In order to preserve what’s best about Maine — its natural surroundings and the civic culture — it’s up to us to make sure that the laws uphold these fundamental values.
My enthusiasm for Clean Elections is rooted in my belief that all qualified Maine people should have access to run for office, and they should have the ability to run competitive campaigns. The best way to ensure that Maine values prevail in Maine government is to encourage a broad cross-section of Maine people to run. For more than a decade, the citizen-initiated Clean Election Act has provided opportunity to candidates and choices for voters. It has been good for our democracy.
The Clean Election program needs an adjustment now that the U.S. Supreme Court has struck down the matching funds that allowed candidates to compete against well-funded opponents. It is important to provide candidates enough resources so that they can run vigorous campaigns and, up until now, the system was able to deliver that. Not every candidate needs additional funds, but it is not realistic to think that a one-size-fits-all approach will work for all races.
Keeping Clean Elections healthy is important, for we need good people to run, win and serve. And there is another thing we must do to keep Maine’s political culture in tune with the people’s values. We must reduce the influence of corporate money in state elections.

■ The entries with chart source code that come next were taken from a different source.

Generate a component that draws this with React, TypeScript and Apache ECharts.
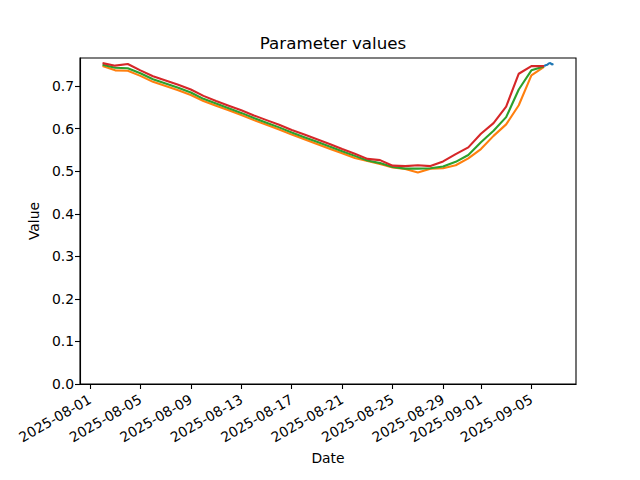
import React, { useEffect, useRef } from "react";
import * as echarts from "echarts";

const dates = [
  "2025-08-02", "2025-08-03", "2025-08-04", "2025-08-05", "2025-08-06", "2025-08-07",
  "2025-08-08", "2025-08-09", "2025-08-10", "2025-08-11", "2025-08-12", "2025-08-13",
  "2025-08-14", "2025-08-15", "2025-08-16", "2025-08-17", "2025-08-18", "2025-08-19",
  "2025-08-20", "2025-08-21", "2025-08-22", "2025-08-23", "2025-08-24", "2025-08-25",
  "2025-08-26", "2025-08-27", "2025-08-28", "2025-08-29", "2025-08-30", "2025-08-31",
  "2025-09-01", "2025-09-02", "2025-09-03", "2025-09-04", "2025-09-05", "2025-09-06",
];

const redValues = [
  0.754, 0.748, 0.752, 0.737, 0.723, 0.713, 0.703, 0.692, 0.677, 0.665, 0.654, 0.643,
  0.631, 0.620, 0.609, 0.597, 0.586, 0.575, 0.564, 0.552, 0.541, 0.529, 0.526, 0.513,
  0.512, 0.514, 0.512, 0.523, 0.540, 0.556, 0.588, 0.613, 0.652, 0.729, 0.747, 0.747,
];

const greenValues = [
  0.750, 0.743, 0.742, 0.730, 0.716, 0.706, 0.696, 0.685, 0.670, 0.659, 0.648, 0.637,
  0.625, 0.614, 0.603, 0.591, 0.580, 0.569, 0.558, 0.547, 0.536, 0.525, 0.519, 0.510,
  0.506, 0.506, 0.507, 0.511, 0.522, 0.538, 0.568, 0.595, 0.627, 0.692, 0.737, 0.746,
];

const orangeValues = [
  0.747, 0.737, 0.736, 0.724, 0.710, 0.700, 0.690, 0.679, 0.665, 0.654, 0.643, 0.632,
  0.620, 0.609, 0.598, 0.586, 0.575, 0.564, 0.553, 0.542, 0.531, 0.524, 0.517, 0.509,
  0.505, 0.497, 0.506, 0.507, 0.514, 0.530, 0.552, 0.583, 0.610, 0.655, 0.725, 0.745,
];

const blueTimes = [
  "2025-09-06 00:00", "2025-09-06 03:00", "2025-09-06 06:00", "2025-09-06 09:00",
  "2025-09-06 12:00", "2025-09-06 15:00", "2025-09-06 18:00",
];
const blueValues = [0.747, 0.749, 0.750, 0.753, 0.754, 0.751, 0.752];

const xTickLabels = [
  "2025-08-01", "2025-08-05", "2025-08-09", "2025-08-13", "2025-08-17",
  "2025-08-21", "2025-08-25", "2025-08-29", "2025-09-01", "2025-09-05",
];

const xAxisMin = "2025-07-31 05:06";
const xAxisMax = "2025-09-08 12:54";
const yAxisMin = 0;
const yAxisMax = 0.766;

function parseTime(s: string): number {
  const [datePart, timePart] = s.split(" ");
  const [y, m, d] = datePart.split("-").map(Number);
  let h = 0;
  let mi = 0;
  if (timePart) {
    [h, mi] = timePart.split(":").map(Number);
  }
  return new Date(y, m - 1, d, h, mi).getTime();
}

function pad(n: number) {
  return n < 10 ? "0" + n : "" + n;
}

const FONT = "DejaVu Sans";

export default function App() {
  const ref = useRef<HTMLDivElement>(null);

  useEffect(() => {
    if (!ref.current) return;
    const chart = echarts.init(ref.current, undefined, { renderer: "svg" });
    const pairs = (ts: string[], vs: number[]) => ts.map((t, i) => [parseTime(t), vs[i]]);
    const tickValues = xTickLabels.map(parseTime);

    const lineStyle = (color: string) => ({ color, width: 2.1 });

    chart.setOption({
      animation: false,
      backgroundColor: "#ffffff",
      textStyle: { fontFamily: FONT },
      title: {
        text: "Parameter values",
        left: 328,
        top: 29,
        textAlign: "center",
        textStyle: { fontFamily: FONT, fontSize: 16.7, fontWeight: "normal", color: "#000" },
      },
      grid: {
        left: 80,
        right: 64,
        top: 58,
        bottom: 96,
        show: true,
        borderColor: "#000",
        borderWidth: 1.1,
        backgroundColor: "transparent",
      },
      xAxis: {
        type: "value",
        min: parseTime(xAxisMin),
        max: parseTime(xAxisMax),
        name: "Date",
        nameLocation: "middle",
        nameGap: 66,
        nameTextStyle: { fontFamily: FONT, fontSize: 13.9, color: "#000" },
        splitLine: { show: false },
        axisLine: { show: true, lineStyle: { color: "#000", width: 1.1 } },
        axisTick: {
          show: true,
          length: 5,
          lineStyle: { color: "#000", width: 1.1 },
          customValues: tickValues,
        },
        axisLabel: {
          customValues: tickValues,
          rotate: 30,
          margin: 14,
          fontFamily: FONT,
          fontSize: 13.9,
          color: "#000",
          hideOverlap: false,
          formatter: (v: number) => {
            const d = new Date(v);
            return d.getFullYear() + "-" + pad(d.getMonth() + 1) + "-" + pad(d.getDate());
          },
        },
      },
      yAxis: {
        type: "value",
        min: yAxisMin,
        max: yAxisMax,
        interval: 0.1,
        name: "Value",
        nameLocation: "middle",
        nameGap: 39,
        nameTextStyle: { fontFamily: FONT, fontSize: 13.9, color: "#000" },
        splitLine: { show: false },
        axisLine: { show: true, lineStyle: { color: "#000", width: 1.1 } },
        axisTick: { show: true, length: 5, lineStyle: { color: "#000", width: 1.1 } },
        axisLabel: {
          showMaxLabel: false,
          margin: 6,
          fontFamily: FONT,
          fontSize: 13.9,
          color: "#000",
          formatter: (v: number) => v.toFixed(1),
        },
      },
      series: [
        {
          name: "Series A",
          type: "line",
          data: pairs(blueTimes, blueValues),
          showSymbol: false,
          lineStyle: lineStyle("#1f77b4"),
          itemStyle: { color: "#1f77b4" },
        },
        {
          name: "Series B",
          type: "line",
          data: pairs(dates, orangeValues),
          showSymbol: false,
          lineStyle: lineStyle("#ff7f0e"),
          itemStyle: { color: "#ff7f0e" },
        },
        {
          name: "Series C",
          type: "line",
          data: pairs(dates, greenValues),
          showSymbol: false,
          lineStyle: lineStyle("#2ca02c"),
          itemStyle: { color: "#2ca02c" },
        },
        {
          name: "Series D",
          type: "line",
          data: pairs(dates, redValues),
          showSymbol: false,
          lineStyle: lineStyle("#d62728"),
          itemStyle: { color: "#d62728" },
        },
      ],
    });

    return () => chart.dispose();
  }, []);

  return (
    <div
      ref={ref}
      style={{ position: "fixed", left: 0, top: 0, width: 640, height: 480, background: "#fff" }}
    />
  );
}
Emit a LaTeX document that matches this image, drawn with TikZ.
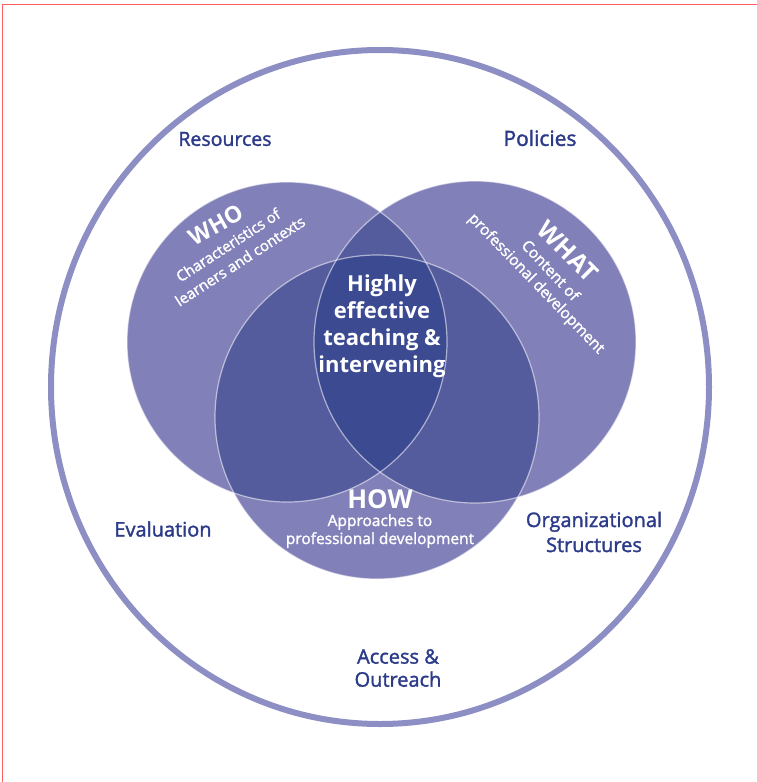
\documentclass[tikz,border=0pt]{standalone}
\usepackage{fontspec}
\setmainfont{Open Sans}
\newfontfamily\medf[FakeBold=1.6]{Open Sans}
\definecolor{cA}{RGB}{130,128,184}
\definecolor{cB}{RGB}{84,92,158}
\definecolor{cC}{RGB}{60,74,146}
\definecolor{ringc}{RGB}{141,143,196}
\definecolor{labc}{RGB}{44,58,138}
\definecolor{framec}{RGB}{255,95,95}
\tikzset{
  outerlab/.style={text=labc, align=center, inner sep=0pt},
  whitelab/.style={text=white, align=center, inner sep=0pt},
  edge/.style={draw=white, draw opacity=0.55, line width=1.2pt},
}
\begin{document}
\begin{tikzpicture}[x=1pt,y=-1pt]
\useasboundingbox (0,0) rectangle (757,782);
\fill[white] (0,0) rectangle (757,782);
% frame
\draw[framec, line width=1pt] (2,782) -- (2,4) -- (757,4);
% outer ring
\draw[ringc, line width=6pt] (380,387) ellipse [x radius=329, y radius=337];
% venn fills
\fill[cA] (287,342) circle (160);
\fill[cA] (475,342) circle (161);
\fill[cA] (377,417) circle (162);
\begin{scope}
  \clip (287,342) circle (160);
  \fill[cB] (475,342) circle (161);
  \fill[cB] (377,417) circle (162);
\end{scope}
\begin{scope}
  \clip (475,342) circle (161);
  \fill[cB] (377,417) circle (162);
\end{scope}
\begin{scope}
  \clip (287,342) circle (160);
  \clip (475,342) circle (161);
  \fill[cC] (377,417) circle (162);
\end{scope}
\draw[edge] (287,342) circle (160);
\draw[edge] (475,342) circle (161);
\draw[edge] (377,417) circle (162);
% outer labels
\node[outerlab, font=\medf\fontsize{19.5}{22}\selectfont] (res) at (225,139) {Resources};
\node[outerlab, font=\medf\fontsize{21}{24}\selectfont] (pol) at (540,138) {Policies};
\node[outerlab, font=\medf\fontsize{20}{23}\selectfont] (eva) at (163,529) {Evaluation};
\node[outerlab, font=\medf\fontsize{20}{25}\selectfont] (org) at (594,532) {Organizational\\Structures};
\node[outerlab, font=\medf\fontsize{20}{23}\selectfont] (acc) at (398,668) {Access \&\\Outreach};
% center
\node[whitelab, font=\bfseries\fontsize{22}{27}\selectfont] (ctr) at (382,326) {Highly\\effective\\teaching \&\\intervening};
% HOW
\node[whitelab, font=\bfseries\fontsize{26}{28}\selectfont] (how) at (380,499) {HOW};
\node[whitelab, font=\medf\fontsize{15.5}{18}\selectfont] (howt) at (380,531) {Approaches to\\professional development};
% WHO
\node[whitelab, font=\bfseries\fontsize{23}{26}\selectfont, rotate=29] (who) at (216,225) {WHO};
\node[whitelab, font=\medf\fontsize{15}{17}\selectfont, rotate=33] (whot1) at (228,245) {Characteristics of};
\node[whitelab, font=\medf\fontsize{15}{17}\selectfont, rotate=33] (whot2) at (240,261) {learners and contexts};
% WHAT
\node[whitelab, font=\bfseries\fontsize{25}{28}\selectfont, rotate=-45] (what) at (568,251) {WHAT};
\node[whitelab, font=\medf\fontsize{15.5}{18}\selectfont, rotate=-47] (whatt1) at (551,270) {Content of};
\node[whitelab, font=\medf\fontsize{15.5}{18}\selectfont, rotate=-46] (whatt2) at (536,284) {professional development};
\end{tikzpicture}
\end{document}
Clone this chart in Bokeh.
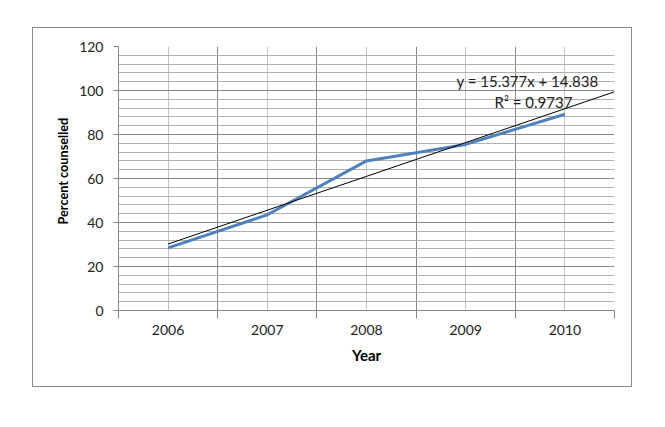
from bokeh.plotting import figure
from bokeh.models import Range1d, FixedTicker, Label, Title
from bokeh.embed import file_html
from bokeh.resources import INLINE

# ---- data ----
years = ["2006", "2007", "2008", "2009", "2010"]
x_pos = [1, 2, 3, 4, 5]
percent = [28.5, 43.5, 68.0, 75.5, 89.2]
trend_slope = 15.377
trend_intercept = 14.838
trend_r2 = 0.9737
trend_forward = 0.5
y_ticks = [0, 20, 40, 60, 80, 100, 120]

FONT = "Lato"
GRID_MAJOR = "#878787"
GRID_MINOR = "#b0b0b0"
GRID_VCENTER = "#c4c4c4"

p = figure(width=600, height=360, output_backend="svg", toolbar_location=None,
           x_range=Range1d(0.5, 5.5), y_range=Range1d(0, 120),
           min_border_left=85, min_border_top=18, min_border_right=19, min_border_bottom=78)
p.margin = (27, 0, 0, 32)
p.styles = {"border": "1px solid #8a8a8a"}
p.outline_line_color = None
p.background_fill_color = "white"
p.border_fill_color = "white"

# x axis
xt = FixedTicker(ticks=x_pos, minor_ticks=[v - 0.5 for v in x_pos] + [x_pos[-1] + 0.5])
p.xaxis.ticker = xt
p.xaxis.major_label_overrides = {x: y for x, y in zip(x_pos, years)}
p.xaxis.major_tick_line_color = None
p.xaxis.major_tick_out = 0
p.xaxis.major_tick_in = 0
p.xaxis.minor_tick_out = 8
p.xaxis.minor_tick_in = 0
p.xaxis.minor_tick_line_color = GRID_MAJOR
p.xaxis.axis_line_color = GRID_MAJOR
p.xaxis.major_label_text_font = FONT
p.xaxis.major_label_text_font_size = "14px"
p.xaxis.major_label_text_color = "#222222"
p.xaxis.major_label_standoff = 6
p.xaxis.axis_label = "Year"
p.xaxis.axis_label_text_font = FONT
p.xaxis.axis_label_text_font_style = "bold"
p.xaxis.axis_label_text_font_size = "15px"
p.xaxis.axis_label_text_color = "black"
p.xaxis.axis_label_standoff = 8

# y axis
yt = FixedTicker(ticks=y_ticks, minor_ticks=[v for v in range(0, 121, 4) if v % 20])
p.yaxis.ticker = yt
p.yaxis.major_tick_out = 5
p.yaxis.major_tick_in = 0
p.yaxis.major_tick_line_color = GRID_MAJOR
p.yaxis.minor_tick_line_color = None
p.yaxis.axis_line_color = GRID_MAJOR
p.yaxis.major_label_text_font = FONT
p.yaxis.major_label_text_font_size = "14px"
p.yaxis.major_label_text_color = "#222222"
p.yaxis.major_label_standoff = 10

# y-axis title as a left-side title
p.add_layout(Title(text="Percent counselled", align="left", offset=86, standoff=11,
                   text_font=FONT, text_font_style="bold", text_font_size="12.7px",
                   text_color="black"), "left")

# grids
p.xgrid.ticker = xt
p.xgrid.grid_line_color = GRID_VCENTER
p.xgrid.minor_grid_line_color = GRID_MAJOR
p.ygrid.ticker = yt
p.ygrid.grid_line_color = GRID_MAJOR
p.ygrid.minor_grid_line_color = GRID_MINOR

# data line
p.line(x_pos, percent, line_color="#4f81bd", line_width=3)

# trend line
tx = [x_pos[0], x_pos[-1] + trend_forward]
ty = [trend_slope * v + trend_intercept for v in tx]
p.line(tx, ty, line_color="black", line_width=1)

p.add_layout(Label(x=4.623, y=104.2, text=f"y = {trend_slope}x + {trend_intercept}",
                   text_font=FONT, text_font_size="15px", text_color="#222222",
                   text_align="center", text_baseline="middle"))
p.add_layout(Label(x=4.683, y=95.0, text=f"R² = {trend_r2}",
                   text_font=FONT, text_font_size="15px", text_color="#222222",
                   text_align="center", text_baseline="middle"))

open("out.html", "w").write(file_html(p, INLINE))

The problem is that corporations are organized to maximize profits. Corporations minimize their costs wherever possible in order to maximize shareholder wealth. And historically, corporations externalize their environmental and social impacts, leaving the rest of us to clean up after them.
When corporations fund political campaigns, it’s a business decision, which makes for a loss of the values that are such an important part of our identity. Ultimately, state systems are meant to serve people, not corporations. I think it would be difficult to find a Mainer — liberal, moderate or conservative — who disagrees with that.
For the sake of all that we love about Maine, let us get to work to shore up the Clean Election system and get corporate money out of state elections.
Richard A. Bennett is a former Republican president of the Maine Senate who lives in Oxford with his wife and two children. He is CEO of GMI Ratings, a research firm based in Portland.